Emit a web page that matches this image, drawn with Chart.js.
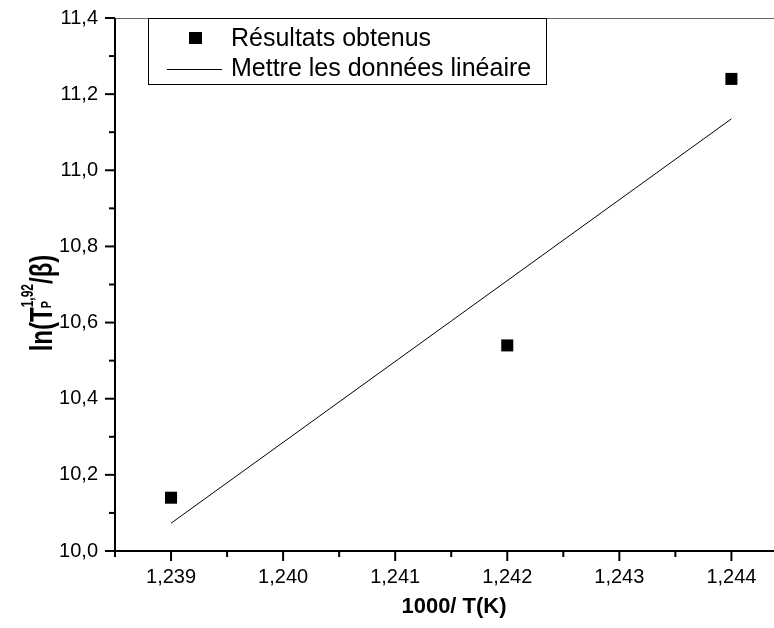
<!DOCTYPE html>
<html>
<head>
<meta charset="utf-8">
<script src="https://cdn.jsdelivr.net/npm/chart.js@4"></script>
<style>
  html, body { margin: 0; padding: 0; background: #fff; overflow: hidden; }
  #wrap { width: 774px; height: 628px; }
</style>
</head>
<body>
<div id="wrap"><canvas id="arrhenius"></canvas></div>
<script>
// data
const xPoints = [1.239, 1.242, 1.244];
const yPoints = [10.14, 10.54, 11.24];
const fitX = [1.239, 1.244];
const fitY = [10.073, 11.135];
const xTicks = [1.239, 1.240, 1.241, 1.242, 1.243, 1.244];
const yTicks = [10.0, 10.2, 10.4, 10.6, 10.8, 11.0, 11.2, 11.4];
const legendLabels = ["Résultats obtenus", "Mettre les données linéaire"];

const FONT = "'Liberation Sans', Arial, sans-serif";
const comma = (v, d) => v.toFixed(d).replace(".", ",");

// axes, minor ticks, titles and legend box
const frame = {
  id: "frame",
  afterDraw(chart) {
    const { ctx, chartArea: a, scales } = chart;
    const xs = scales.x, ys = scales.y;
    ctx.save();
    // top line
    ctx.strokeStyle = "#666";
    ctx.lineWidth = 1;
    ctx.beginPath();
    ctx.moveTo(a.left, a.top + 0.5);
    ctx.lineTo(a.right, a.top + 0.5);
    ctx.stroke();
    // left + bottom axis
    ctx.strokeStyle = "#000";
    ctx.lineWidth = 2;
    ctx.beginPath();
    ctx.moveTo(a.left, a.top);
    ctx.lineTo(a.left, a.bottom);
    ctx.lineTo(a.right, a.bottom);
    ctx.stroke();
    // x ticks (major every 0.001, minor halfway)
    for (let i = 0; i <= 12; i++) {
      const v = 1.2385 + i * 0.0005;
      if (v > xs.max) break;
      const px = xs.getPixelForValue(v);
      const len = i % 2 === 1 ? 10 : 6;
      ctx.beginPath();
      ctx.moveTo(px, a.bottom);
      ctx.lineTo(px, a.bottom + len);
      ctx.stroke();
    }
    // y ticks
    for (let i = 0; i <= 14; i++) {
      const py = ys.getPixelForValue(10 + i * 0.1);
      const len = i % 2 === 0 ? 10 : 6;
      ctx.beginPath();
      ctx.moveTo(a.left, py);
      ctx.lineTo(a.left - len, py);
      ctx.stroke();
    }
    // x title
    ctx.fillStyle = "#000";
    ctx.font = "bold 22px " + FONT;
    ctx.textAlign = "center";
    ctx.textBaseline = "middle";
    ctx.fillText("1000/ T(K)", 454, 607);
    ctx.restore();

    // y title with super/subscript
    ctx.save();
    ctx.fillStyle = "#000";
    ctx.translate(52, 303);
    ctx.rotate(-Math.PI / 2);
    ctx.scale(1, 1.3);
    ctx.textAlign = "left";
    ctx.textBaseline = "alphabetic";
    const big = "bold 24px " + FONT, sup = "bold 12px " + FONT, sub = "bold 11px " + FONT;
    ctx.font = big;
    const w1 = ctx.measureText("ln(T").width;
    const w3 = ctx.measureText("/β)").width;
    ctx.font = sup;
    const w2 = ctx.measureText("1,92").width;
    const x0 = -(w1 + w2 + w3) / 2;
    ctx.font = big;
    ctx.fillText("ln(T", x0, 0);
    ctx.font = sup;
    ctx.fillText("1,92", x0 + w1, -15);
    ctx.font = sub;
    ctx.fillText("P", x0 + w1 - 1, -1);
    ctx.font = big;
    ctx.fillText("/β)", x0 + w1 + w2, 0);
    ctx.restore();

    // legend
    ctx.save();
    ctx.strokeStyle = "#000";
    ctx.lineWidth = 1;
    ctx.fillStyle = "#fff";
    ctx.fillRect(148.5, 18.5, 398, 66);
    ctx.strokeRect(148.5, 18.5, 398, 66);
    ctx.fillStyle = "#000";
    ctx.fillRect(189, 32, 13, 12);
    ctx.beginPath();
    ctx.moveTo(167, 69.5);
    ctx.lineTo(222, 69.5);
    ctx.stroke();
    ctx.font = "25px " + FONT;
    ctx.textBaseline = "middle";
    ctx.fillText(legendLabels[0], 231, 39);
    ctx.fillText(legendLabels[1], 231, 69);
    ctx.restore();
  }
};

new Chart(document.getElementById("arrhenius"), {
  type: "scatter",
  data: {
    datasets: [
      {
        label: legendLabels[0],
        data: xPoints.map((x, i) => ({ x: x, y: yPoints[i] })),
        pointStyle: "rect",
        pointRadius: 8.5,
        backgroundColor: "#000",
        borderWidth: 0,
      },
      {
        label: legendLabels[1],
        data: fitX.map((x, i) => ({ x: x, y: fitY[i] })),
        showLine: true,
        pointRadius: 0,
        borderColor: "#000",
        borderWidth: 1,
      },
    ],
  },
  options: {
    responsive: true,
    maintainAspectRatio: false,
    animation: false,
    layout: { autoPadding: false, padding: { top: 18, right: 0, left: 0, bottom: 0 } },
    plugins: { legend: { display: false }, tooltip: { enabled: false } },
    scales: {
      x: {
        type: "linear",
        min: 1.2385,
        max: 1.24438,
        afterBuildTicks: (s) => { s.ticks = xTicks.map((v) => ({ value: v })); },
        afterFit: (s) => { s.height = 77; s.paddingLeft = 0; s.paddingRight = 0; },
        grid: { display: false, drawTicks: false },
        border: { display: false },
        ticks: {
          padding: 14,
          color: "#000",
          font: { family: FONT, size: 20 },
          callback: (v) => comma(v, 3),
          maxRotation: 0,
        },
      },
      y: {
        min: 10.0,
        max: 11.4,
        afterBuildTicks: (s) => { s.ticks = yTicks.map((v) => ({ value: v })); },
        afterFit: (s) => { s.width = 115; s.paddingTop = 0; s.paddingBottom = 0; },
        grid: { display: false, drawTicks: false },
        border: { display: false },
        ticks: {
          padding: 17,
          color: "#000",
          font: { family: FONT, size: 20 },
          callback: (v) => comma(v, 1),
        },
      },
    },
  },
  plugins: [frame],
});
</script>
</body>
</html>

───

-- The request --
Gather each line from the listing above that holds "with".

-- Correct response --
Emit a web page that matches this image, drawn with Chart.js.
    // y title with super/subscript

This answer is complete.